Given task: Write out the whole listing again, exactly.

Dataset extract:
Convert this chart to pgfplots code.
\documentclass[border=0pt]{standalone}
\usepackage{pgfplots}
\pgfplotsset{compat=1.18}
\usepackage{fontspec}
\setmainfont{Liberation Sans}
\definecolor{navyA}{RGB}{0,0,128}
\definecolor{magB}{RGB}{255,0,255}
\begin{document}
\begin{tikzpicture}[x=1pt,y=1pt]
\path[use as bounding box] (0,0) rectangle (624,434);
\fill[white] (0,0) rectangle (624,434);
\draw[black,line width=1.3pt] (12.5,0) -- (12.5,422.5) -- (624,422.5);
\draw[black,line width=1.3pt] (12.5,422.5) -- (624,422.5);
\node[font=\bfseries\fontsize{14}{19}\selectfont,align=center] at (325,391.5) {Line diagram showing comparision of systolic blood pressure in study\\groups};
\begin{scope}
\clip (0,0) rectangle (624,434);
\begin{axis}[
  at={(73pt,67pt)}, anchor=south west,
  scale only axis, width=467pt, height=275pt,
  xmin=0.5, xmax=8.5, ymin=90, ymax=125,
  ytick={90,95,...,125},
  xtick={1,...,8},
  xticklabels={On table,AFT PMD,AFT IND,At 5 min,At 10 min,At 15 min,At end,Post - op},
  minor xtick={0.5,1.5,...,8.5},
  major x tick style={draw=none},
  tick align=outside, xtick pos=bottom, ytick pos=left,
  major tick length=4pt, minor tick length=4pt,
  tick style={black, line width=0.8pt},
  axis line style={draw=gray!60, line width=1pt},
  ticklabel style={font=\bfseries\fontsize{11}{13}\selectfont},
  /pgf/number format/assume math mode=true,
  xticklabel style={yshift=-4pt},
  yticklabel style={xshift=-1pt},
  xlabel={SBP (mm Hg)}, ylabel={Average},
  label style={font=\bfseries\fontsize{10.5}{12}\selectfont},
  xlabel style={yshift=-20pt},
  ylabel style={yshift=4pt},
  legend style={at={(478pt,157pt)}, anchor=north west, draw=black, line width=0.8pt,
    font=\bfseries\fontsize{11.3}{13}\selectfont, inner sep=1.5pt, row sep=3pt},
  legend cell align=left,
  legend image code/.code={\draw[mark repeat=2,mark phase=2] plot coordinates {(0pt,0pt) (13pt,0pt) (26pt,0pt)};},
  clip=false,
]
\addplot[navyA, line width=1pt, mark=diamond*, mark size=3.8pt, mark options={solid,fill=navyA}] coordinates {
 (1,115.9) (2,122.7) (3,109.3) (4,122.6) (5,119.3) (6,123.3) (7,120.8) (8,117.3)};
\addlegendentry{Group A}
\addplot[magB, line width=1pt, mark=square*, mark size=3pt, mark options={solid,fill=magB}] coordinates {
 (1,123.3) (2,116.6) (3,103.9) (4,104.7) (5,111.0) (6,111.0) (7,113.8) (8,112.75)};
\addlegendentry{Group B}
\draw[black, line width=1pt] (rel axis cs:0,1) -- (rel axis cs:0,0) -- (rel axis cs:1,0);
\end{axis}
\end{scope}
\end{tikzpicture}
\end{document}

Task answer:
Convert this chart to pgfplots code.
\documentclass[border=0pt]{standalone}
\usepackage{pgfplots}
\pgfplotsset{compat=1.18}
\usepackage{fontspec}
\setmainfont{Liberation Sans}
\definecolor{navyA}{RGB}{0,0,128}
\definecolor{magB}{RGB}{255,0,255}
\begin{document}
\begin{tikzpicture}[x=1pt,y=1pt]
\path[use as bounding box] (0,0) rectangle (624,434);
\fill[white] (0,0) rectangle (624,434);
\draw[black,line width=1.3pt] (12.5,0) -- (12.5,422.5) -- (624,422.5);
\draw[black,line width=1.3pt] (12.5,422.5) -- (624,422.5);
\node[font=\bfseries\fontsize{14}{19}\selectfont,align=center] at (325,391.5) {Line diagram showing comparision of systolic blood pressure in study\\groups};
\begin{scope}
\clip (0,0) rectangle (624,434);
\begin{axis}[
  at={(73pt,67pt)}, anchor=south west,
  scale only axis, width=467pt, height=275pt,
  xmin=0.5, xmax=8.5, ymin=90, ymax=125,
  ytick={90,95,...,125},
  xtick={1,...,8},
  xticklabels={On table,AFT PMD,AFT IND,At 5 min,At 10 min,At 15 min,At end,Post - op},
  minor xtick={0.5,1.5,...,8.5},
  major x tick style={draw=none},
  tick align=outside, xtick pos=bottom, ytick pos=left,
  major tick length=4pt, minor tick length=4pt,
  tick style={black, line width=0.8pt},
  axis line style={draw=gray!60, line width=1pt},
  ticklabel style={font=\bfseries\fontsize{11}{13}\selectfont},
  /pgf/number format/assume math mode=true,
  xticklabel style={yshift=-4pt},
  yticklabel style={xshift=-1pt},
  xlabel={SBP (mm Hg)}, ylabel={Average},
  label style={font=\bfseries\fontsize{10.5}{12}\selectfont},
  xlabel style={yshift=-20pt},
  ylabel style={yshift=4pt},
  legend style={at={(478pt,157pt)}, anchor=north west, draw=black, line width=0.8pt,
    font=\bfseries\fontsize{11.3}{13}\selectfont, inner sep=1.5pt, row sep=3pt},
  legend cell align=left,
  legend image code/.code={\draw[mark repeat=2,mark phase=2] plot coordinates {(0pt,0pt) (13pt,0pt) (26pt,0pt)};},
  clip=false,
]
\addplot[navyA, line width=1pt, mark=diamond*, mark size=3.8pt, mark options={solid,fill=navyA}] coordinates {
 (1,115.9) (2,122.7) (3,109.3) (4,122.6) (5,119.3) (6,123.3) (7,120.8) (8,117.3)};
\addlegendentry{Group A}
\addplot[magB, line width=1pt, mark=square*, mark size=3pt, mark options={solid,fill=magB}] coordinates {
 (1,123.3) (2,116.6) (3,103.9) (4,104.7) (5,111.0) (6,111.0) (7,113.8) (8,112.75)};
\addlegendentry{Group B}
\draw[black, line width=1pt] (rel axis cs:0,1) -- (rel axis cs:0,0) -- (rel axis cs:1,0);
\end{axis}
\end{scope}
\end{tikzpicture}
\end{document}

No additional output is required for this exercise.